ROWS>

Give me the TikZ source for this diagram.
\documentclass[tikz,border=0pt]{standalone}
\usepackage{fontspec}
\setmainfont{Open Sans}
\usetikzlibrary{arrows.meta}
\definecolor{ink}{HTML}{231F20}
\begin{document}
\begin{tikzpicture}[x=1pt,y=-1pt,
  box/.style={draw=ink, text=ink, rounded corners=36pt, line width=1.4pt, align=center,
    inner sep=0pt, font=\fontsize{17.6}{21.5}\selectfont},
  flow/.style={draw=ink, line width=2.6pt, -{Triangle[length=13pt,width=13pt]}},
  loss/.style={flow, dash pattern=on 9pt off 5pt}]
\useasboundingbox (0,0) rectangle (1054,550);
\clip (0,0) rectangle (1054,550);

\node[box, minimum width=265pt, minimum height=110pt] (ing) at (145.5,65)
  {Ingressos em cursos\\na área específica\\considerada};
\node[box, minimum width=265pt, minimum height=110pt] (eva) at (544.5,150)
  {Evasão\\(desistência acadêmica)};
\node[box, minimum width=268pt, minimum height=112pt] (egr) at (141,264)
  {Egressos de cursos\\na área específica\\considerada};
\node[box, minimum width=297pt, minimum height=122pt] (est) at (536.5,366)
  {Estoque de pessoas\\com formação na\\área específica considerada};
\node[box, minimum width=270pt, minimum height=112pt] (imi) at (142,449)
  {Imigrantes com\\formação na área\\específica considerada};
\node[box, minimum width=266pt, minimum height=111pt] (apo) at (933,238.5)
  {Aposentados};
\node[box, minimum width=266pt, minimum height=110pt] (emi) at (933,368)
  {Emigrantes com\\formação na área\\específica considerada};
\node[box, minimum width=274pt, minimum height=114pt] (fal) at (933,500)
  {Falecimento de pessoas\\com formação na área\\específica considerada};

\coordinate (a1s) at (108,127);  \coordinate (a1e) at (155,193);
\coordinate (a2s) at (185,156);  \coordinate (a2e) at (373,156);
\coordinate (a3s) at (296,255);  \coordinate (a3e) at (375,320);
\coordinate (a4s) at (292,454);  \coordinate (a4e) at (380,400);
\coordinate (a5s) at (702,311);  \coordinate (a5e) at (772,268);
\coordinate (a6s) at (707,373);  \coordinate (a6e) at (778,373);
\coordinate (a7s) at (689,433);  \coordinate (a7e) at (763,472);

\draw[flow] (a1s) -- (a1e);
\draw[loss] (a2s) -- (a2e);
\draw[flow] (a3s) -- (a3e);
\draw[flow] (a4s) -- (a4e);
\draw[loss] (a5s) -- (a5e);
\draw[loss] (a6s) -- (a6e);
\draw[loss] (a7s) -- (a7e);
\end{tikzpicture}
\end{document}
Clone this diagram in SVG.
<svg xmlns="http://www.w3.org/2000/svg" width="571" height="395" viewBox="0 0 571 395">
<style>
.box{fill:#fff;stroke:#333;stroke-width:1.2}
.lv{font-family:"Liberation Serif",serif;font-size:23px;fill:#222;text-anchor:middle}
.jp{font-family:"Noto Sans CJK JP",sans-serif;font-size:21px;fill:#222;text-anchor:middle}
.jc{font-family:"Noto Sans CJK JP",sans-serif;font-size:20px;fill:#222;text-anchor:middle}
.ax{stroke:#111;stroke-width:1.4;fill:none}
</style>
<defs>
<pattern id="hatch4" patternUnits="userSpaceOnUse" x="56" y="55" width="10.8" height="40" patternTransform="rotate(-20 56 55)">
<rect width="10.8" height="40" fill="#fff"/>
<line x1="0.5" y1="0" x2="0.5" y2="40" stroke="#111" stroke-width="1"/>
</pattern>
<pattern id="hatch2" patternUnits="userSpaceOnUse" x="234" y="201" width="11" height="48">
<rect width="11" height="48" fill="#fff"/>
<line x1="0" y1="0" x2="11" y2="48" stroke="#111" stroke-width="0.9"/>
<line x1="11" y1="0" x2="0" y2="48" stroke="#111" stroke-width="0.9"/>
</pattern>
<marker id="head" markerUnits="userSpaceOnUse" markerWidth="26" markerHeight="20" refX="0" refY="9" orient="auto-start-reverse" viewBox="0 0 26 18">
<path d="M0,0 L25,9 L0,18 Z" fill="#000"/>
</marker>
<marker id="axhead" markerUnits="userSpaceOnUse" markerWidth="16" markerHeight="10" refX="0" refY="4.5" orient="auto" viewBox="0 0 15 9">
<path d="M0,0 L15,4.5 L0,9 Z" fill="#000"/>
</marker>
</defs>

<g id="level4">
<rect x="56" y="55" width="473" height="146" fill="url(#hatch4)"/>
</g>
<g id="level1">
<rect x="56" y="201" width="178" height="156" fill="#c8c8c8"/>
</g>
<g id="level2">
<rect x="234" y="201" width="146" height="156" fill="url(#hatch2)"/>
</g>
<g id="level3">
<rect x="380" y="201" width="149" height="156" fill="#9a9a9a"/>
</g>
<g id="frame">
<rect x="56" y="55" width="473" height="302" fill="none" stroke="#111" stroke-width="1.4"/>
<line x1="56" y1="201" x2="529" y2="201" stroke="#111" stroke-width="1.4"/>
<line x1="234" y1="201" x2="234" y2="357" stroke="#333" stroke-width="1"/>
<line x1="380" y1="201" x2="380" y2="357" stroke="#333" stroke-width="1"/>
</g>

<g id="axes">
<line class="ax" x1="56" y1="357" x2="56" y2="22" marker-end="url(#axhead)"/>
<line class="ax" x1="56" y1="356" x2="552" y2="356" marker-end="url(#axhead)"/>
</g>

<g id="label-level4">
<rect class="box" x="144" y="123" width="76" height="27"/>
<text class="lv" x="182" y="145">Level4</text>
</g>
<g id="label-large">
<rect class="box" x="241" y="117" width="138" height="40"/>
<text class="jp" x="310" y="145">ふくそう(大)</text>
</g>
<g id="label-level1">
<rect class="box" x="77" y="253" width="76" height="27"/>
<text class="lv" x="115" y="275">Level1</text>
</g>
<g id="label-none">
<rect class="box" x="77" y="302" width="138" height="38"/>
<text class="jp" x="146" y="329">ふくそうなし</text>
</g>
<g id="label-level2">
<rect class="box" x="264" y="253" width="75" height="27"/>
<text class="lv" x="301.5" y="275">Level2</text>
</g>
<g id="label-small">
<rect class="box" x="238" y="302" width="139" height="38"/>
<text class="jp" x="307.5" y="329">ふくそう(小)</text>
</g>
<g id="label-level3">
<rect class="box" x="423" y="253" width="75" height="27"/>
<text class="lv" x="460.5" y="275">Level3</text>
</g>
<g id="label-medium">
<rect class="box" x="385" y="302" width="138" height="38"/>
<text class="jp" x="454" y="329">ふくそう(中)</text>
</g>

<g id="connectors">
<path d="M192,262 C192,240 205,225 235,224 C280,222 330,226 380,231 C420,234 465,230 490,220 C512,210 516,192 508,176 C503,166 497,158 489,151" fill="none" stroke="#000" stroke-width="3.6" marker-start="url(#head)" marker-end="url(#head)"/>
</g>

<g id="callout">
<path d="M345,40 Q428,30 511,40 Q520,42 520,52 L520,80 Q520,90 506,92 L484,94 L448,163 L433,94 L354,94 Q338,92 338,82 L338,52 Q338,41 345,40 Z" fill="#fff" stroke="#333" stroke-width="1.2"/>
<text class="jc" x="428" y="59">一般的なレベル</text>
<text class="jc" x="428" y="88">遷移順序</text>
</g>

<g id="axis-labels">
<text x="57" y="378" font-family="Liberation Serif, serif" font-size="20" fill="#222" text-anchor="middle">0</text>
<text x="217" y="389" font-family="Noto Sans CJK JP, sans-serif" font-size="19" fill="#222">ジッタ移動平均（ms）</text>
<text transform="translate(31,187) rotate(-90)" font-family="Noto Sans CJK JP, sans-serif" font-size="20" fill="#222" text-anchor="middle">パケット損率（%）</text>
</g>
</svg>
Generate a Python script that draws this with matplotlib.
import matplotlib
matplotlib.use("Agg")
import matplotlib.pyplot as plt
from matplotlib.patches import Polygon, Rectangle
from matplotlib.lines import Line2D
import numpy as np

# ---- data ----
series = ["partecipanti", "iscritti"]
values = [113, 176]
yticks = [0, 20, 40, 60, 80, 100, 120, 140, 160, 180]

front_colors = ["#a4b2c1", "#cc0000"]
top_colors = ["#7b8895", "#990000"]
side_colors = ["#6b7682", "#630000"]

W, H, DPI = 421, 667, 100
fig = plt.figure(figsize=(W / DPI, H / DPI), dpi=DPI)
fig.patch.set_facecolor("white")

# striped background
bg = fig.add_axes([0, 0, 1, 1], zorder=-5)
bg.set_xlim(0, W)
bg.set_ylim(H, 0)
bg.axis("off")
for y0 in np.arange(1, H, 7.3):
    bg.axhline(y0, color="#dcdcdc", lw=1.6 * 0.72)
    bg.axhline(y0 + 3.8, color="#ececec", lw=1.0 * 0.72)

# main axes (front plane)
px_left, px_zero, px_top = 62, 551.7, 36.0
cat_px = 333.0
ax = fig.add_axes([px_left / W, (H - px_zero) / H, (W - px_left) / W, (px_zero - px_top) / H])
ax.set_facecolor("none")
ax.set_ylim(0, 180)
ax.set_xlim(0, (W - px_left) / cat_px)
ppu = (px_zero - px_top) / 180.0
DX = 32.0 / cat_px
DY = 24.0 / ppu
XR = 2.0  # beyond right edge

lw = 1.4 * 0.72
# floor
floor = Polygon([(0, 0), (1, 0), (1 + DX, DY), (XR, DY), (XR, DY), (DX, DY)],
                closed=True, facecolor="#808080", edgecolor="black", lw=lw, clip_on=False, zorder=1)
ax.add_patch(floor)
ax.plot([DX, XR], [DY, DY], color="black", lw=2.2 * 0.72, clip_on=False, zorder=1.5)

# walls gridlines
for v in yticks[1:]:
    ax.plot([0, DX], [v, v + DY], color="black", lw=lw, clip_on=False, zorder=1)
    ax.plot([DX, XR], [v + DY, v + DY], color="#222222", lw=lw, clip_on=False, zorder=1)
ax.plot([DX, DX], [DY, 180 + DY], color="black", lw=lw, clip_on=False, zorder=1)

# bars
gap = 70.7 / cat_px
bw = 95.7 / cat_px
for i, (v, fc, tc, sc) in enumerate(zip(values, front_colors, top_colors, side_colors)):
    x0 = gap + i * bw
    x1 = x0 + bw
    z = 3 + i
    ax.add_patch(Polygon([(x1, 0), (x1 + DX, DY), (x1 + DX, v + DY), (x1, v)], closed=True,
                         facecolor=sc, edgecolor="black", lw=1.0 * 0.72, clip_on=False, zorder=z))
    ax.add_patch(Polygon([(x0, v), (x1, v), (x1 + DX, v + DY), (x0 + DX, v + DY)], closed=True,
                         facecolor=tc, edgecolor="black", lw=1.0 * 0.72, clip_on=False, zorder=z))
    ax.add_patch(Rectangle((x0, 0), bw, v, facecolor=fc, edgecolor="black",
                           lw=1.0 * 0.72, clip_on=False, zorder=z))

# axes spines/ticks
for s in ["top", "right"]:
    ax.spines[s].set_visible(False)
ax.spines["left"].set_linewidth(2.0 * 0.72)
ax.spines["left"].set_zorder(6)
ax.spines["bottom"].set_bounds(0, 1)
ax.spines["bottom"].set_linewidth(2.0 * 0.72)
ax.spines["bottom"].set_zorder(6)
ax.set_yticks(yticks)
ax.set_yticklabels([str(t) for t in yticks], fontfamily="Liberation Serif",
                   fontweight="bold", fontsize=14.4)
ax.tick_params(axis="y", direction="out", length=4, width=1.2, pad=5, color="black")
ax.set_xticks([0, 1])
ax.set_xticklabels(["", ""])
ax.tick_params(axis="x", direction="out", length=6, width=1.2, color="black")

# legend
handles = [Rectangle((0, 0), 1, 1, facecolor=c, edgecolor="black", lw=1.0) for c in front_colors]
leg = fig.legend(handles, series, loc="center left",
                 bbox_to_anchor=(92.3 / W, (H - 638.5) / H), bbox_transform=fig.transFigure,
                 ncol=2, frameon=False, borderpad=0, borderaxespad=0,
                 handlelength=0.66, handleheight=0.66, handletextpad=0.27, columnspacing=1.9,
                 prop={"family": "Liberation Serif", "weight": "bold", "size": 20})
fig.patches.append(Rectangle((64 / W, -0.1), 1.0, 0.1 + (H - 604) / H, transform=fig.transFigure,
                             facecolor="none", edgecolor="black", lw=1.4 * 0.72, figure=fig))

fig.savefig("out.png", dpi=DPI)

WHAT IS NEEDED> Everything from the line that contains "Generate a Python" through the line that contains "140, 160, 180]" is to be transcribed exactly, and nothing outside that range.

ANSWER IN FULL>
Generate a Python script that draws this with matplotlib.
import matplotlib
matplotlib.use("Agg")
import matplotlib.pyplot as plt
from matplotlib.patches import Polygon, Rectangle
from matplotlib.lines import Line2D
import numpy as np

# ---- data ----
series = ["partecipanti", "iscritti"]
values = [113, 176]
yticks = [0, 20, 40, 60, 80, 100, 120, 140, 160, 180]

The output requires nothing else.